Sacudí la cabeza y le aparté el brazo para abrir la puerta y
pasar dentro. Él accedió y me siguió al interior, donde se sentó en la cama.
–¿Ancel? –le llamé.
–¿Qué?
–¿Qué es un Purgador?
Él se pasó la mano por la nuca, vacilante.
–¿Confías en mí?
–inquirió de pronto.
–No sé qué tiene eso que ver con…
–¿Confías en mí? –insistió.
–¿Debería? –contraataqué.
Eso le arrancó una amplia sonrisa torcida de las suyas.
–No, no deberías. Pero lo haces –adivinó.

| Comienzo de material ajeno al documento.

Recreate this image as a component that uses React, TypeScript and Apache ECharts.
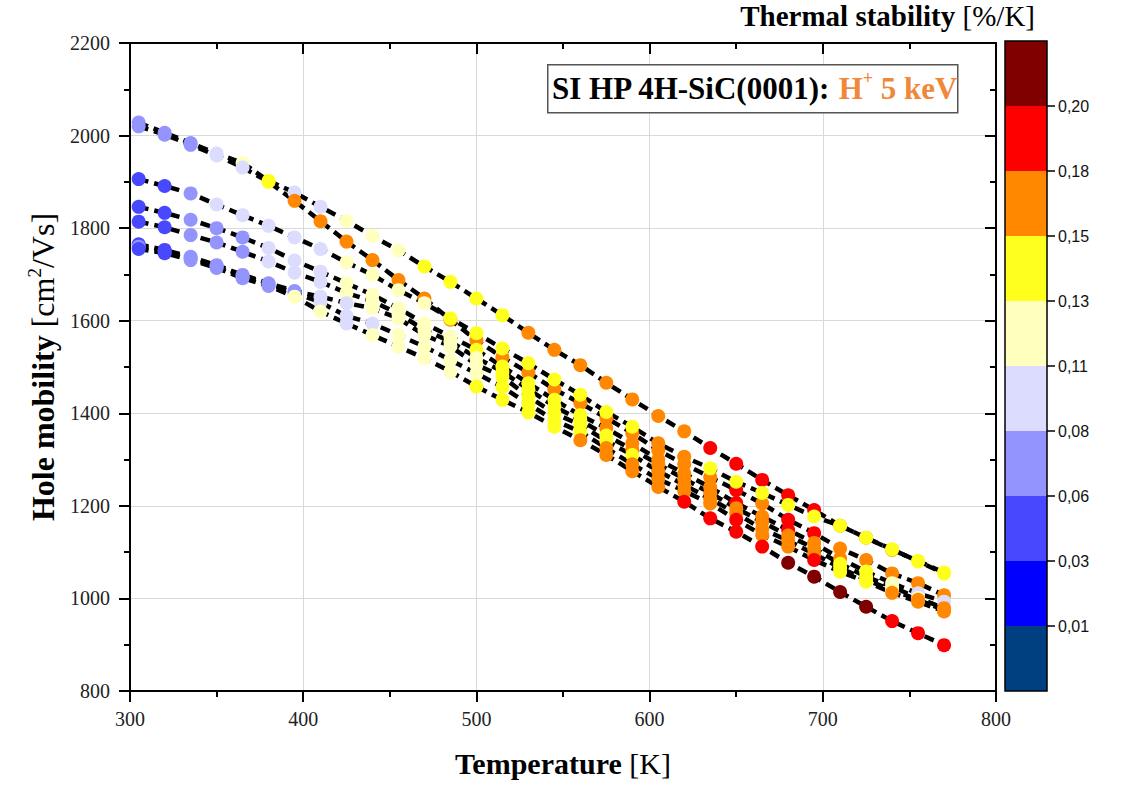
import { useEffect, useRef } from "react";
import * as echarts from "echarts";

// Temperature [K]
const temperatures = [305, 320, 335, 350, 365, 380, 395, 410, 425, 440, 455, 470, 485, 500, 515, 530, 545, 560, 575, 590, 605, 620, 635, 650, 665, 680, 695, 710, 725, 740, 755, 770];

// Hole mobility [cm2/Vs] per curve
const mobilityA = [2028, 2006, 1984, 1961, 1941, 1902, 1877, 1846, 1816, 1783, 1752, 1717, 1684, 1648, 1612, 1574, 1537, 1504, 1466, 1430, 1394, 1361, 1325, 1291, 1256, 1223, 1191, 1157, 1131, 1105, 1081, 1056];
const mobilityB = [2020, 2002, 1980, 1957, 1931, 1900, 1859, 1815, 1771, 1731, 1688, 1648, 1602, 1558, 1521, 1488, 1452, 1422, 1390, 1357, 1320, 1290, 1262, 1234, 1205, 1170, 1141, 1108, 1083, 1054, 1033, 1007];
const mobilityC = [1906, 1891, 1875, 1851, 1828, 1805, 1780, 1755, 1726, 1699, 1666, 1638, 1605, 1573, 1540, 1508, 1473, 1440, 1403, 1371, 1335, 1306, 1281, 1252, 1228, 1202, 1177, 1157, 1131, 1106, 1080, 1054];
const mobilityD = [1846, 1833, 1818, 1800, 1780, 1757, 1730, 1706, 1681, 1656, 1627, 1594, 1566, 1537, 1501, 1465, 1429, 1396, 1368, 1335, 1300, 1270, 1240, 1206, 1177, 1148, 1120, 1086, 1058, 1033, 1011, 993];
const mobilityE = [1814, 1802, 1785, 1769, 1749, 1728, 1704, 1684, 1660, 1642, 1615, 1580, 1555, 1520, 1490, 1452, 1415, 1385, 1352, 1322, 1290, 1258, 1228, 1195, 1165, 1136, 1108, 1075, 1047, 1025, 1001, 979];
const mobilityF = [1765, 1753, 1738, 1720, 1699, 1681, 1664, 1652, 1638, 1627, 1605, 1569, 1545, 1505, 1479, 1436, 1400, 1375, 1340, 1310, 1275, 1245, 1215, 1184, 1150, 1125, 1096, 1066, 1040, 1018, 997, 975];
const mobilityG = [1760, 1750, 1735, 1717, 1696, 1679, 1660, 1640, 1610, 1594, 1569, 1544, 1515, 1486, 1457, 1420, 1385, 1360, 1325, 1290, 1258, 1232, 1205, 1170, 1137, 1112, 1083, 1058, 1036, 1012, 993, 972];
const mobilityH = [1755, 1746, 1731, 1714, 1692, 1675, 1652, 1620, 1594, 1569, 1544, 1519, 1490, 1458, 1429, 1402, 1371, 1342, 1310, 1275, 1241, 1209, 1173, 1144, 1112, 1077, 1047, 1014, 982, 951, 925, 899];

// Thermal stability [%/K] per point
const stabilityA = [0.071, 0.069, 0.072, 0.094, 0.118, 0.141, 0.097, 0.099, 0.121, 0.124, 0.127, 0.136, 0.139, 0.142, 0.146, 0.152, 0.156, 0.159, 0.162, 0.165, 0.168, 0.172, 0.181, 0.185, 0.188, 0.191, 0.186, 0.172, 0.166, 0.158, 0.148, 0.144];
const stabilityB = [0.068, 0.07, 0.073, 0.091, 0.104, 0.143, 0.158, 0.162, 0.166, 0.168, 0.17, 0.171, 0.169, 0.167, 0.165, 0.163, 0.162, 0.164, 0.166, 0.168, 0.171, 0.174, 0.177, 0.182, 0.178, 0.184, 0.183, 0.176, 0.17, 0.165, 0.16, 0.155];
const stabilityC = [0.043, 0.048, 0.066, 0.085, 0.09, 0.096, 0.101, 0.106, 0.114, 0.118, 0.122, 0.127, 0.132, 0.135, 0.138, 0.14, 0.142, 0.144, 0.146, 0.148, 0.152, 0.154, 0.149, 0.147, 0.145, 0.143, 0.141, 0.139, 0.137, 0.136, 0.134, 0.133];
const stabilityD = [0.041, 0.046, 0.063, 0.068, 0.074, 0.084, 0.092, 0.1, 0.112, 0.116, 0.121, 0.125, 0.128, 0.133, 0.137, 0.14, 0.143, 0.147, 0.152, 0.156, 0.161, 0.167, 0.173, 0.181, 0.176, 0.182, 0.171, 0.158, 0.139, 0.121, 0.104, 0.097];
const stabilityE = [0.038, 0.044, 0.062, 0.067, 0.073, 0.083, 0.089, 0.097, 0.111, 0.114, 0.118, 0.121, 0.124, 0.128, 0.131, 0.135, 0.138, 0.142, 0.146, 0.151, 0.155, 0.16, 0.164, 0.169, 0.172, 0.168, 0.161, 0.146, 0.138, 0.125, 0.118, 0.157];
const stabilityF = [0.047, 0.05, 0.064, 0.069, 0.073, 0.076, 0.079, 0.086, 0.093, 0.113, 0.117, 0.12, 0.124, 0.127, 0.132, 0.136, 0.139, 0.143, 0.146, 0.149, 0.153, 0.158, 0.163, 0.167, 0.171, 0.165, 0.159, 0.147, 0.141, 0.124, 0.154, 0.162];
const stabilityG = [0.061, 0.052, 0.065, 0.07, 0.072, 0.075, 0.078, 0.083, 0.088, 0.095, 0.112, 0.116, 0.12, 0.125, 0.131, 0.135, 0.139, 0.145, 0.151, 0.155, 0.159, 0.164, 0.169, 0.183, 0.176, 0.173, 0.181, 0.146, 0.143, 0.156, 0.161, 0.166];
const stabilityH = [0.045, 0.049, 0.066, 0.071, 0.074, 0.077, 0.112, 0.115, 0.098, 0.117, 0.121, 0.125, 0.129, 0.133, 0.137, 0.141, 0.146, 0.151, 0.156, 0.162, 0.171, 0.182, 0.186, 0.19, 0.195, 0.203, 0.207, 0.21, 0.205, 0.197, 0.192, 0.188];

// Colour scale
const scaleThresholds = [0.01, 0.03, 0.06, 0.08, 0.11, 0.13, 0.15, 0.18, 0.2];
const scaleLabels = ["0,01", "0,03", "0,06", "0,08", "0,11", "0,13", "0,15", "0,18", "0,20"];
const scaleColors = ["#003F80", "#0000FF", "#4848FF", "#9494FF", "#DCDCFF", "#FFFFBE", "#FFFF1E", "#FF8800", "#FF0000", "#800000"];
const scaleBinHeights = [1, 1, 1, 1, 1, 1, 1, 1, 1, 1];

const curves = [
  { name: "A", mobility: mobilityA, stability: stabilityA },
  { name: "B", mobility: mobilityB, stability: stabilityB },
  { name: "C", mobility: mobilityC, stability: stabilityC },
  { name: "D", mobility: mobilityD, stability: stabilityD },
  { name: "E", mobility: mobilityE, stability: stabilityE },
  { name: "F", mobility: mobilityF, stability: stabilityF },
  { name: "G", mobility: mobilityG, stability: stabilityG },
  { name: "H", mobility: mobilityH, stability: stabilityH },
];

const SERIF = "'Liberation Serif', 'DejaVu Serif', serif";
const SANS = "'Liberation Sans', Arial, sans-serif";

function buildOption() {
  const lineSeries = curves.map((c) => ({
    type: "line",
    name: c.name + " line",
    xAxisIndex: 0,
    yAxisIndex: 0,
    data: temperatures.map((t, i) => [t, c.mobility[i]]),
    showSymbol: false,
    symbol: "none",
    silent: true,
    z: 2,
    lineStyle: { color: "#000", width: 4.5, type: [10, 6], cap: "butt", opacity: 1 },
  }));
  const scatterSeries = curves.map((c) => ({
    type: "scatter",
    name: c.name,
    xAxisIndex: 0,
    yAxisIndex: 0,
    data: temperatures.map((t, i) => [t, c.mobility[i], c.stability[i]]),
    symbol: "circle",
    symbolSize: 14,
    itemStyle: { opacity: 1 },
    z: 3,
  }));
  const barSeries = scaleColors.map((col, i) => ({
    type: "bar",
    name: "bin" + i,
    xAxisIndex: 2,
    yAxisIndex: 2,
    stack: "scale",
    data: [scaleBinHeights[i]],
    barWidth: "100%",
    barCategoryGap: 0,
    silent: true,
    itemStyle: { color: col },
  }));
  const scatterIdx = scatterSeries.map((_, i) => lineSeries.length + i);

  const pieces = scaleColors.map((col, i) => {
    if (i === 0) return { lt: scaleThresholds[0], color: col };
    if (i === scaleColors.length - 1) return { gte: scaleThresholds[i - 1], color: col };
    return { gte: scaleThresholds[i - 1], lt: scaleThresholds[i], color: col };
  });

  const scaleTickValues = scaleLabels.map((_, i) => i + 1);

  return {
    animation: false,
    backgroundColor: "#fff",
    grid: [
      { left: 130, top: 43, width: 866, height: 648, show: false },
      { left: 1005, top: 41, width: 42, height: 650, show: true, borderColor: "#000", borderWidth: 1.5, backgroundColor: "transparent", z: 10 },
    ],
    xAxis: [
      {
        type: "value", gridIndex: 0, min: 300, max: 800, interval: 100, position: "bottom",
        name: "{b|Temperature}{n| [K]}", nameLocation: "middle", nameGap: 57,
        nameTextStyle: { rich: { b: { fontFamily: SERIF, fontSize: 30, fontWeight: "bold", color: "#000" }, n: { fontFamily: SERIF, fontSize: 30, color: "#000" } } },
        axisLine: { show: true, lineStyle: { color: "#000", width: 2 } },
        axisTick: { show: true, inside: false, length: 11, lineStyle: { color: "#000", width: 2 } },
        minorTick: { show: true, splitNumber: 2, length: 6, lineStyle: { color: "#000", width: 2 } },
        axisLabel: { fontFamily: SERIF, fontSize: 20, color: "#222", margin: 18, formatter: (v: number) => String(v) },
        splitLine: { show: true, lineStyle: { color: "#D9D9D9", width: 1 } },
      },
      {
        type: "value", gridIndex: 0, min: 300, max: 800, interval: 100, position: "top",
        axisLine: { show: true, lineStyle: { color: "#000", width: 2 } },
        axisTick: { show: true, inside: true, length: 11, lineStyle: { color: "#000", width: 2 } },
        minorTick: { show: true, splitNumber: 2, length: 6, lineStyle: { color: "#000", width: 2 } },
        axisLabel: { show: false },
        splitLine: { show: false },
      },
      {
        type: "category", gridIndex: 1, data: [""], show: false,
      },
    ],
    yAxis: [
      {
        type: "value", gridIndex: 0, min: 800, max: 2200, interval: 200, position: "left",
        name: "{b|Hole mobility}{n| [cm}{s|2}{n|/Vs]}", nameLocation: "middle", nameGap: 68, nameRotate: 90,
        nameTextStyle: { rich: {
          b: { fontFamily: SERIF, fontSize: 32, fontWeight: "bold", color: "#000", lineHeight: 36 },
          n: { fontFamily: SERIF, fontSize: 32, color: "#000", lineHeight: 36 },
          s: { fontFamily: SERIF, fontSize: 19, color: "#000", verticalAlign: "top", lineHeight: 36 },
        } },
        axisLine: { show: true, lineStyle: { color: "#000", width: 2 } },
        axisTick: { show: true, inside: false, length: 11, lineStyle: { color: "#000", width: 2 } },
        minorTick: { show: true, splitNumber: 2, length: 6, lineStyle: { color: "#000", width: 2 } },
        axisLabel: { fontFamily: SERIF, fontSize: 20, color: "#222", margin: 20, formatter: (v: number) => String(v) },
        splitLine: { show: true, lineStyle: { color: "#D9D9D9", width: 1 } },
      },
      {
        type: "value", gridIndex: 0, min: 800, max: 2200, interval: 200, position: "right",
        axisLine: { show: true, lineStyle: { color: "#000", width: 2 } },
        axisTick: { show: true, inside: true, length: 11, lineStyle: { color: "#000", width: 2 } },
        minorTick: { show: true, splitNumber: 2, length: 6, lineStyle: { color: "#000", width: 2 } },
        axisLabel: { show: false },
        splitLine: { show: false },
      },
      {
        type: "value", gridIndex: 1, min: 0, max: 10, interval: 1, position: "right",
        axisLine: { show: false },
        axisTick: { show: true, inside: false, length: 8, customValues: scaleTickValues, lineStyle: { color: "#000", width: 1.5 } },
        axisLabel: {
          show: true, customValues: scaleTickValues, margin: 11,
          fontFamily: SANS, fontSize: 16, color: "#111",
          formatter: (v: number) => scaleLabels[Math.round(v) - 1] ?? "",
        },
        splitLine: { show: false },
      },
    ],
    visualMap: [
      { type: "piecewise", show: false, dimension: 2, seriesIndex: scatterIdx, pieces },
    ],
    graphic: [
      {
        type: "rect", left: 547, top: 64, z: 20,
        shape: { width: 410, height: 48 },
        style: { fill: "#fff", stroke: "#555", lineWidth: 1.5 },
      },
      {
        type: "text", left: 552, top: 69, z: 21,
        style: {
          text: "{b|SI HP 4H-SiC(0001): }{o|H}{s|+}{o| 5 keV}",
          rich: {
            b: { fontFamily: SERIF, fontSize: 31, fontWeight: "bold", fill: "#000", lineHeight: 38 },
            o: { fontFamily: SERIF, fontSize: 31, fontWeight: "bold", fill: "#F0883A", lineHeight: 38 },
            s: { fontFamily: SERIF, fontSize: 18, fontWeight: "bold", fill: "#F0883A", verticalAlign: "top", lineHeight: 38 },
          },
        },
      },
      {
        type: "text", right: 86, top: 1, z: 21,
        style: {
          text: "{b|Thermal stability}{n| [%/K]}",
          rich: {
            b: { fontFamily: SERIF, fontSize: 29, fontWeight: "bold", fill: "#000" },
            n: { fontFamily: SERIF, fontSize: 29, fill: "#000" },
          },
        },
      },
    ],
    series: [...lineSeries, ...scatterSeries, ...barSeries],
  };
}

export default function App() {
  const ref = useRef<HTMLDivElement>(null);
  useEffect(() => {
    const chart = echarts.init(ref.current!, null, { renderer: "svg" });
    chart.setOption(buildOption() as any);
    return () => chart.dispose();
  }, []);
  return (
    <div
      ref={ref}
      style={{ position: "fixed", left: 0, top: 0, width: 1121, height: 786, background: "#fff" }}
    />
  );
}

–Me gusta el deporte extremo –me encogí de hombros.
–Esto es más que extremo.
–Mejor aún –contesté.
Él rio una vez más y luego se levantó para ponerse en frente
de mí.
Colocó las manos en mis hombros y cerró los ojos. Yo le
imité, un poco vacilante, intentando adivinar sus intenciones.
¿Se había vuelto loco o me estaba gastando una broma?
Probablemente no sería ninguna de las dos, pero era una
bonita manera de esconder el miedo.
Noté cómo un calor conocido invadía mi cabeza. Imágenes
pasaron raudas por delante de mis ojos cerrados.
De alguna forma, entendí lo que estaba pasando, a pesar de
no tener ni idea de cómo lo había conseguido.
Ancel se había introducido en mi mente.